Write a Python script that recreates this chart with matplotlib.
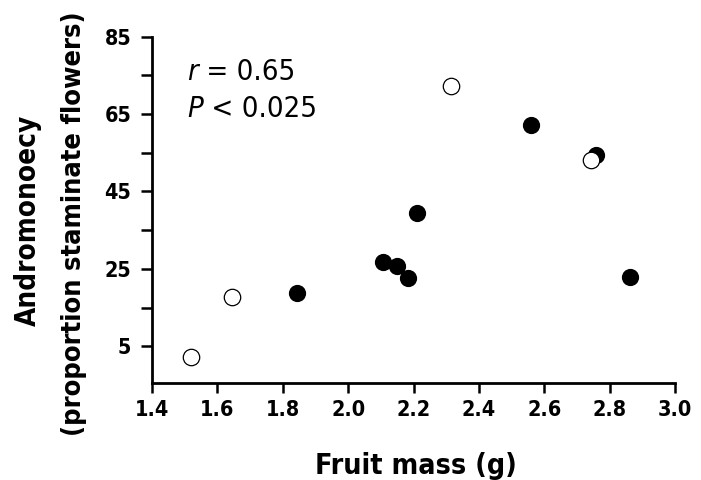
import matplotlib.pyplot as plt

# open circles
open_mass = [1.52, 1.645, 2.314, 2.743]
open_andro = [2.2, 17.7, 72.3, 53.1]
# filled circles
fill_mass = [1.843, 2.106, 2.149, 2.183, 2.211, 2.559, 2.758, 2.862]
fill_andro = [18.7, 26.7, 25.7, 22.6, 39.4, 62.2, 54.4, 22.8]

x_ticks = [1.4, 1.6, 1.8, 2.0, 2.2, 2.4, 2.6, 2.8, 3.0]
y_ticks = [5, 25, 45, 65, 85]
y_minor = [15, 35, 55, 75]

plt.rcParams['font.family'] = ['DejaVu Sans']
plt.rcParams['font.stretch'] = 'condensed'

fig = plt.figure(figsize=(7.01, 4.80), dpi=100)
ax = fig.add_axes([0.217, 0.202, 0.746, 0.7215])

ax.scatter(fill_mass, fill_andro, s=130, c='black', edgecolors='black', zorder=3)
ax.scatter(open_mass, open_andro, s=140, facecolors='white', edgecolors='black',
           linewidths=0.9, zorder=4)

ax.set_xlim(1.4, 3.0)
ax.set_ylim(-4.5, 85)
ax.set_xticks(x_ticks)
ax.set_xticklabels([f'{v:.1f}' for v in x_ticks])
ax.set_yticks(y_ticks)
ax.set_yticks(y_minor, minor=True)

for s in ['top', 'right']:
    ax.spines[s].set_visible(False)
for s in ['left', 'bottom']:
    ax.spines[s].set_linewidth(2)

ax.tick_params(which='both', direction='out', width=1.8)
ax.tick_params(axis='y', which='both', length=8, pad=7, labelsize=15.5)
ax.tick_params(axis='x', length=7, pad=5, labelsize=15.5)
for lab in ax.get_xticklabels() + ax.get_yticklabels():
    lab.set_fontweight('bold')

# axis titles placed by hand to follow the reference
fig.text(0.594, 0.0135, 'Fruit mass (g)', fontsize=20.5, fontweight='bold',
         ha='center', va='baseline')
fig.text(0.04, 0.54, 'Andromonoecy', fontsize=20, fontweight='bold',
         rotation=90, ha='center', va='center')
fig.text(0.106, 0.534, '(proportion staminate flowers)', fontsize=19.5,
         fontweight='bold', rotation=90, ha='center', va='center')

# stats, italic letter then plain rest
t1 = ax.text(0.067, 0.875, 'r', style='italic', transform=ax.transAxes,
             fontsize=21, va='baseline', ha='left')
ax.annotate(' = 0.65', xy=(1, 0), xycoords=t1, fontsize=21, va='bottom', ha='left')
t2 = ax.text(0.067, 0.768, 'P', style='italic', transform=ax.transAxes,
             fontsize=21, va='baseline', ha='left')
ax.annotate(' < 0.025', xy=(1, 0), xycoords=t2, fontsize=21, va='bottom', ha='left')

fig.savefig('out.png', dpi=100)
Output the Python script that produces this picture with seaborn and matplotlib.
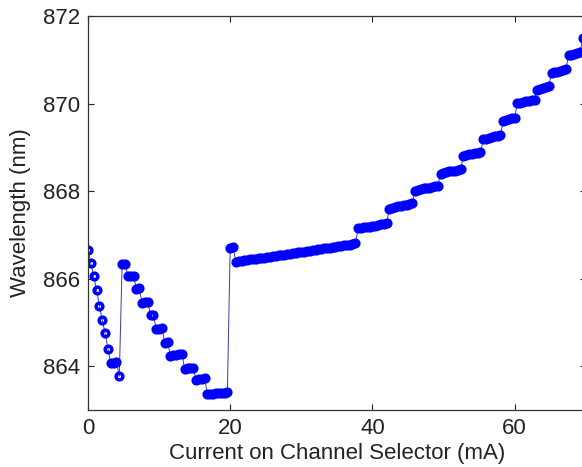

════════════════

**EXERCISE**
Print out every entry above without changing a word, and leave out the pictures.

**TASK ANSWER**
Write a Python script that recreates this chart with matplotlib.
import matplotlib.pyplot as plt

# open circles
open_mass = [1.52, 1.645, 2.314, 2.743]
open_andro = [2.2, 17.7, 72.3, 53.1]
# filled circles
fill_mass = [1.843, 2.106, 2.149, 2.183, 2.211, 2.559, 2.758, 2.862]
fill_andro = [18.7, 26.7, 25.7, 22.6, 39.4, 62.2, 54.4, 22.8]

x_ticks = [1.4, 1.6, 1.8, 2.0, 2.2, 2.4, 2.6, 2.8, 3.0]
y_ticks = [5, 25, 45, 65, 85]
y_minor = [15, 35, 55, 75]

plt.rcParams['font.family'] = ['DejaVu Sans']
plt.rcParams['font.stretch'] = 'condensed'

fig = plt.figure(figsize=(7.01, 4.80), dpi=100)
ax = fig.add_axes([0.217, 0.202, 0.746, 0.7215])

ax.scatter(fill_mass, fill_andro, s=130, c='black', edgecolors='black', zorder=3)
ax.scatter(open_mass, open_andro, s=140, facecolors='white', edgecolors='black',
           linewidths=0.9, zorder=4)

ax.set_xlim(1.4, 3.0)
ax.set_ylim(-4.5, 85)
ax.set_xticks(x_ticks)
ax.set_xticklabels([f'{v:.1f}' for v in x_ticks])
ax.set_yticks(y_ticks)
ax.set_yticks(y_minor, minor=True)

for s in ['top', 'right']:
    ax.spines[s].set_visible(False)
for s in ['left', 'bottom']:
    ax.spines[s].set_linewidth(2)

ax.tick_params(which='both', direction='out', width=1.8)
ax.tick_params(axis='y', which='both', length=8, pad=7, labelsize=15.5)
ax.tick_params(axis='x', length=7, pad=5, labelsize=15.5)
for lab in ax.get_xticklabels() + ax.get_yticklabels():
    lab.set_fontweight('bold')

# axis titles placed by hand to follow the reference
fig.text(0.594, 0.0135, 'Fruit mass (g)', fontsize=20.5, fontweight='bold',
         ha='center', va='baseline')
fig.text(0.04, 0.54, 'Andromonoecy', fontsize=20, fontweight='bold',
         rotation=90, ha='center', va='center')
fig.text(0.106, 0.534, '(proportion staminate flowers)', fontsize=19.5,
         fontweight='bold', rotation=90, ha='center', va='center')

# stats, italic letter then plain rest
t1 = ax.text(0.067, 0.875, 'r', style='italic', transform=ax.transAxes,
             fontsize=21, va='baseline', ha='left')
ax.annotate(' = 0.65', xy=(1, 0), xycoords=t1, fontsize=21, va='bottom', ha='left')
t2 = ax.text(0.067, 0.768, 'P', style='italic', transform=ax.transAxes,
             fontsize=21, va='baseline', ha='left')
ax.annotate(' < 0.025', xy=(1, 0), xycoords=t2, fontsize=21, va='bottom', ha='left')

fig.savefig('out.png', dpi=100)
Output the Python script that produces this picture with seaborn and matplotlib.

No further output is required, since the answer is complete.